# Data to process:

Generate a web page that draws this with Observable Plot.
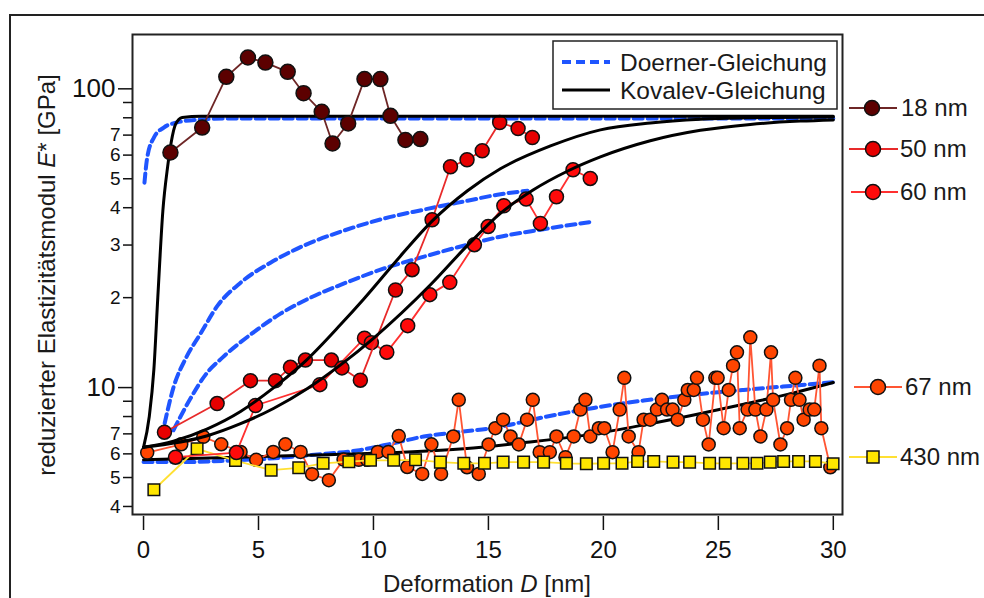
<!DOCTYPE html>
<html><head><meta charset="utf-8">
<script src="https://cdn.jsdelivr.net/npm/d3@7"></script>
<script src="https://cdn.jsdelivr.net/npm/@observablehq/plot@0.6"></script>
<style>
html,body{margin:0;padding:0;background:#fff;overflow:hidden;}
#wrap{position:relative;width:984px;height:598px;overflow:hidden;}
#border{position:absolute;left:9px;top:14px;width:1200px;height:1200px;border:2px solid #222;box-sizing:border-box;}
#chart{position:absolute;left:0;top:0;}
</style></head><body>
<div id="wrap"><div id="border"></div><div id="chart"></div></div>
<script>
// ---------- tick values ----------
const xTicks = [0, 5, 10, 15, 20, 25, 30];
const yMajorTicks = [10, 100];
const yLabeledMinorTicks = [4, 5, 6, 7, 20, 30, 40, 50, 60, 70];
const yUnlabeledTicks = [8, 9, 80, 90];

// ---------- measured series ----------
const n18x = [1.17,2.55,3.60,4.54,5.30,6.27,6.96,7.75,8.22,8.90,9.61,10.30,10.74,11.39,12.04];
const n18y = [61.2,74.2,109.7,127.3,122.4,114,96.7,83.8,65.6,76.6,107.8,107.8,81.2,67.4,67.9];

const n50x = [0.91,3.20,4.65,5.74,6.39,7.04,8.17,8.63,9.43,10.96,11.68,12.55,13.35,14.07,14.73,15.49,16.29,16.91];
const n50y = [7.09,8.84,10.55,10.55,11.69,12.36,12.36,11.64,10.59,21.22,24.81,36.46,54.84,57.88,62.03,77.15,73.66,68.72];

const n60x = [1.39,4.04,4.87,7.67,9.61,9.91,10.58,11.49,12.45,13.32,14.39,14.99,15.67,16.64,17.26,17.96,18.68,19.43];
const n60y = [5.85,6.06,8.71,10.23,14.64,14.14,13.14,16.12,20.47,22.50,30.08,34.63,40.61,42.77,35.44,43.53,53.59,50.12];

const n67x = [0.16,1.64,2.60,3.38,4.22,4.90,5.64,6.17,6.83,7.33,8.06,8.70,9.36,9.73,10.19,10.65,11.10,11.47,12.12,12.52,12.94,13.47,13.71,14.07,14.58,15.01,15.30,15.64,15.96,16.32,16.68,16.93,17.23,17.67,17.96,18.35,18.71,19.00,19.22,19.43,19.80,20.04,20.40,20.71,20.91,21.10,21.53,21.75,22.04,22.33,22.55,22.77,23.01,23.23,23.52,23.67,23.93,24.07,24.33,24.58,24.87,24.97,25.23,25.45,25.64,25.81,25.93,26.27,26.39,26.61,26.83,27.09,27.29,27.38,27.70,27.99,28.16,28.35,28.53,28.71,28.97,29.17,29.40,29.48,29.87];
const n67y = [6.06,6.46,6.84,6.46,6.09,5.73,6.09,6.46,6.09,5.13,4.90,5.74,5.73,5.73,6.09,6.09,6.88,5.42,5.14,6.46,5.14,6.86,9.10,5.41,5.14,6.45,7.31,7.81,6.86,6.45,7.81,9.10,6.08,6.08,6.86,5.85,6.86,8.44,9.10,6.86,7.31,7.31,6.08,8.44,10.78,6.86,6.08,7.81,7.81,8.44,9.10,8.44,8.44,7.81,9.10,9.82,9.82,10.78,7.81,6.45,10.78,10.78,7.31,9.82,11.84,13.12,7.31,8.44,14.73,8.44,6.86,8.44,13.12,9.10,6.45,7.31,9.10,10.78,9.10,7.81,8.44,8.44,11.84,7.31,5.41];

const n430x = [0.45,2.33,4.00,5.55,6.75,7.81,8.93,9.87,10.88,11.83,12.91,13.93,14.83,15.64,16.53,17.40,18.39,19.26,20.01,20.81,21.49,22.19,23.03,23.75,24.62,25.30,26.07,26.68,27.26,27.84,28.49,29.22,29.99];
const n430y = [4.55,6.24,5.70,5.29,5.39,5.58,5.65,5.71,5.71,5.73,5.63,5.58,5.58,5.63,5.63,5.63,5.58,5.56,5.58,5.58,5.66,5.66,5.63,5.63,5.58,5.58,5.58,5.58,5.63,5.66,5.66,5.66,5.56];

// ---------- model curves ----------
const dor18x = [0.04,0.16,0.45,0.88,1.47,2.33,3.78,30];
const dor18y = [48.5,58.9,68.7,74.2,77.2,78.8,79.6,79.6];
const dor50x = [0.92,1.30,1.83,2.48,3.22,4.22,5.52,6.96,8.70,10.43,12.17,14.09,15.39,16.70];
const dor50y = [7.6,10.0,12.5,15.16,18.8,22.45,26.18,29.85,33.5,36.75,39.38,42.21,44.2,45.6];
const dor60x = [1.30,2.04,2.70,3.43,4.65,5.96,7.26,8.70,10.43,12.04,14.09,15.52,17.26,19.52];
const dor60y = [7.2,9.19,11.05,12.6,15.04,17.68,20.0,22.28,25.0,27.22,30.08,31.99,33.76,35.91];
const dor67x = [0,1.61,3.78,5.96,7.55,9.29,10.74,12.19,13.86,15.23,17.40,19.58,21.75,23.93,26.10,28.27,30.0];
const dor67y = [5.63,5.63,5.70,5.82,5.97,6.16,6.48,6.86,7.12,7.33,7.96,8.55,9.05,9.47,9.82,10.15,10.42];

const kov18x = [0,0.25,0.45,0.62,0.84,1.05,1.2,1.39,1.68,2.5,30];
const kov18y = [6.31,8.0,11.5,20,39,55,66,76,80.2,80.9,80.9];
const kov50x = [0,1.30,2.78,4.22,5.65,7.04,8.57,9.57,11.17,12.57,14.09,15.52,17.70,19.87,22.04,24.22,26.39,30];
const kov50y = [6.31,6.62,7.28,8.32,9.98,12.27,16.26,19.77,27.54,36.2,45.6,54.0,64.4,72.9,76.9,79.1,80.0,80.5];
const kov60x = [0,2.78,4.22,5.65,7.13,8.57,10.0,12.48,14.09,15.52,16.96,18.43,19.87,22.04,24.22,26.39,28.57,30];
const kov60y = [6.31,6.90,7.57,8.51,9.93,11.91,14.62,22.08,29.92,38.28,45.92,52.97,59.16,66.99,72.61,76.03,77.98,78.7];
const kov67x = [0,6.68,13.93,16.68,19.58,21.75,23.93,26.10,28.27,30.0];
const kov67y = [5.73,5.92,6.24,6.56,7.0,7.5,8.1,8.8,9.6,10.4];

const seriesLabels = ["18 nm", "50 nm", "60 nm", "67 nm", "430 nm"];
const modelLabels = ["Doerner-Gleichung", "Kovalev-Gleichung"];

// ---------- build ----------
const zip = (xs, ys) => xs.map((x, i) => ({x, y: ys[i]}));
const BLUE = "#1f55ff";
const FONT = "'Liberation Sans', Arial, Helvetica, sans-serif";

const dashed = (xs, ys) => Plot.line(zip(xs, ys), {x: "x", y: "y", stroke: BLUE, strokeWidth: 4, strokeDasharray: "9,5", curve: "monotone-x", clip: true});
const solid = (xs, ys) => Plot.line(zip(xs, ys), {x: "x", y: "y", stroke: "#000", strokeWidth: 3, curve: "monotone-x", clip: true});
const dataLine = (xs, ys, c) => Plot.line(zip(xs, ys), {x: "x", y: "y", stroke: c, strokeWidth: 1.8, clip: true});
const dataDots = (xs, ys, fill, r, symbol = "circle") => Plot.dot(zip(xs, ys), {x: "x", y: "y", r, fill, stroke: "#111", strokeWidth: 1.5, symbol, clip: true});

const plot = Plot.plot({
  width: 984, height: 598,
  marginLeft: 132, marginRight: 142, marginTop: 34, marginBottom: 84,
  x: {domain: [-0.48, 30.4]},
  y: {type: "log", domain: [3.76, 152]},
  style: {fontFamily: FONT, color: "#111", background: "transparent", overflow: "visible"},
  marks: [
    dashed(dor18x, dor18y), dashed(dor50x, dor50y), dashed(dor60x, dor60y), dashed(dor67x, dor67y),
    solid(kov67x, kov67y),
    dataLine(n67x, n67y, "#ff5533"), dataDots(n67x, n67y, "#ff4500", 6.5),
    dataLine(n430x, n430y, "#ffe033"), dataDots(n430x, n430y, "#ffe600", 6.5, "square"),
    dataLine(n60x, n60y, "#ff3030"), dataDots(n60x, n60y, "#ff0a0a", 7),
    dataLine(n50x, n50y, "#e82a2a"), dataDots(n50x, n50y, "#e60000", 7),
    solid(kov18x, kov18y), solid(kov50x, kov50y), solid(kov60x, kov60y),
    dataLine(n18x, n18y, "#6e2626"), dataDots(n18x, n18y, "#5c0000", 7.5),
    Plot.frame({stroke: "#222", strokeWidth: 2}),
    Plot.axisX(xTicks, {tickSize: 14, tickPadding: 10, fontSize: 24, label: null, strokeWidth: 1.5, dy: 2}),
    Plot.axisY(yMajorTicks, {tickSize: 14, tickPadding: 3, fontSize: 26, label: null, strokeWidth: 1.5, tickFormat: d => String(d)}),
    Plot.axisY(yLabeledMinorTicks, {tickSize: 9, tickPadding: 3, fontSize: 19, label: null, strokeWidth: 1.5, tickFormat: d => d >= 20 ? String(d / 10) : String(d)}),
    Plot.axisY(yUnlabeledTicks, {tickSize: 9, label: null, strokeWidth: 1.5, tickFormat: () => ""})
  ]
});
document.getElementById("chart").appendChild(plot);

// ---------- annotations / legends ----------
const svg = d3.select(plot);
const g = svg.append("g").style("font-family", FONT).attr("fill", "#1a1a1a").attr("text-anchor", "start");

// axis titles with italic symbols
const yt = g.append("text").attr("transform", "translate(55,275) rotate(-90)").attr("text-anchor", "middle").style("font-size", "24px");
yt.append("tspan").text("reduzierter Elastizitätsmodul ");
yt.append("tspan").attr("font-style", "italic").text("E");
yt.append("tspan").text("* [GPa]");
const xt = g.append("text").attr("x", 487).attr("y", 592).attr("text-anchor", "middle").style("font-size", "24px");
xt.append("tspan").text("Deformation ");
xt.append("tspan").attr("font-style", "italic").text("D");
xt.append("tspan").text(" [nm]");

// in-plot legend box
g.append("rect").attr("x", 553).attr("y", 41).attr("width", 284).attr("height", 68)
  .attr("fill", "#fff").attr("stroke", "#222").attr("stroke-width", 1.5);
g.append("line").attr("x1", 562).attr("x2", 610).attr("y1", 62).attr("y2", 62)
  .attr("stroke", BLUE).attr("stroke-width", 4).attr("stroke-dasharray", "9,5");
g.append("line").attr("x1", 562).attr("x2", 610).attr("y1", 90).attr("y2", 90)
  .attr("stroke", "#000").attr("stroke-width", 3);
modelLabels.forEach((t, i) => g.append("text").attr("x", 620).attr("y", 62 + i * 28).attr("dy", "0.35em")
  .attr("text-anchor", "start").style("font-size", "24.5px").text(t));

// right-side series legend
const rl = [
  {y: 108, line: "#6e2626", fill: "#5c0000", x0: 849, x1: 897, mx: 872, tx: 901, sq: false},
  {y: 149, line: "#e82a2a", fill: "#e60000", x0: 849, x1: 898, mx: 873, tx: 900, sq: false},
  {y: 192, line: "#ff3030", fill: "#ff0a0a", x0: 851, x1: 898, mx: 873, tx: 900, sq: false},
  {y: 387, line: "#ff5533", fill: "#ff4500", x0: 854, x1: 902, mx: 878, tx: 905, sq: false},
  {y: 457, line: "#ffe033", fill: "#ffe600", x0: 849, x1: 897, mx: 873, tx: 900, sq: true}
];
rl.forEach((e, i) => {
  g.append("line").attr("x1", e.x0).attr("x2", e.x1).attr("y1", e.y).attr("y2", e.y).attr("stroke", e.line).attr("stroke-width", 1.8);
  if (e.sq) g.append("rect").attr("x", e.mx - 6).attr("y", e.y - 6).attr("width", 12).attr("height", 12).attr("fill", e.fill).attr("stroke", "#111").attr("stroke-width", 1.5);
  else g.append("circle").attr("cx", e.mx).attr("cy", e.y).attr("r", 7.5).attr("fill", e.fill).attr("stroke", "#111").attr("stroke-width", 1.5);
  g.append("text").attr("x", e.tx).attr("y", e.y).attr("dy", "0.35em").attr("text-anchor", "start").style("font-size", "24px").text(seriesLabels[i]);
});
</script></body></html>
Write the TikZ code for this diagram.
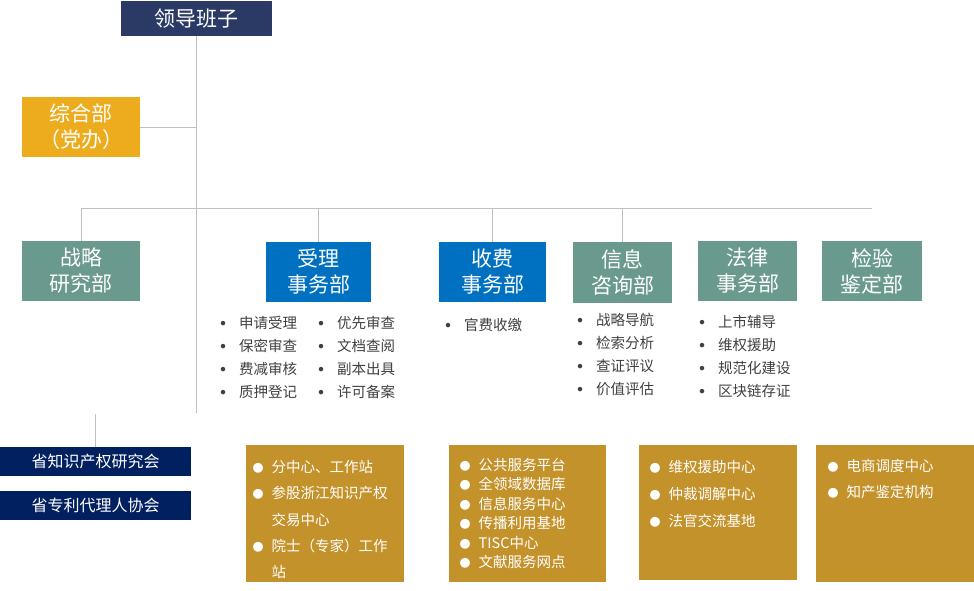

# Goal of the exercise:
Leave the pictures out and repeat exactly the lines from the beginning of the records to the line bearing "const yUnlabeledTicks = [8, 9, 80, 90];", both ends counted.

# Answer to this task:
Generate a web page that draws this with Observable Plot.
<!DOCTYPE html>
<html><head><meta charset="utf-8">
<script src="https://cdn.jsdelivr.net/npm/d3@7"></script>
<script src="https://cdn.jsdelivr.net/npm/@observablehq/plot@0.6"></script>
<style>
html,body{margin:0;padding:0;background:#fff;overflow:hidden;}
#wrap{position:relative;width:984px;height:598px;overflow:hidden;}
#border{position:absolute;left:9px;top:14px;width:1200px;height:1200px;border:2px solid #222;box-sizing:border-box;}
#chart{position:absolute;left:0;top:0;}
</style></head><body>
<div id="wrap"><div id="border"></div><div id="chart"></div></div>
<script>
// ---------- tick values ----------
const xTicks = [0, 5, 10, 15, 20, 25, 30];
const yMajorTicks = [10, 100];
const yLabeledMinorTicks = [4, 5, 6, 7, 20, 30, 40, 50, 60, 70];
const yUnlabeledTicks = [8, 9, 80, 90];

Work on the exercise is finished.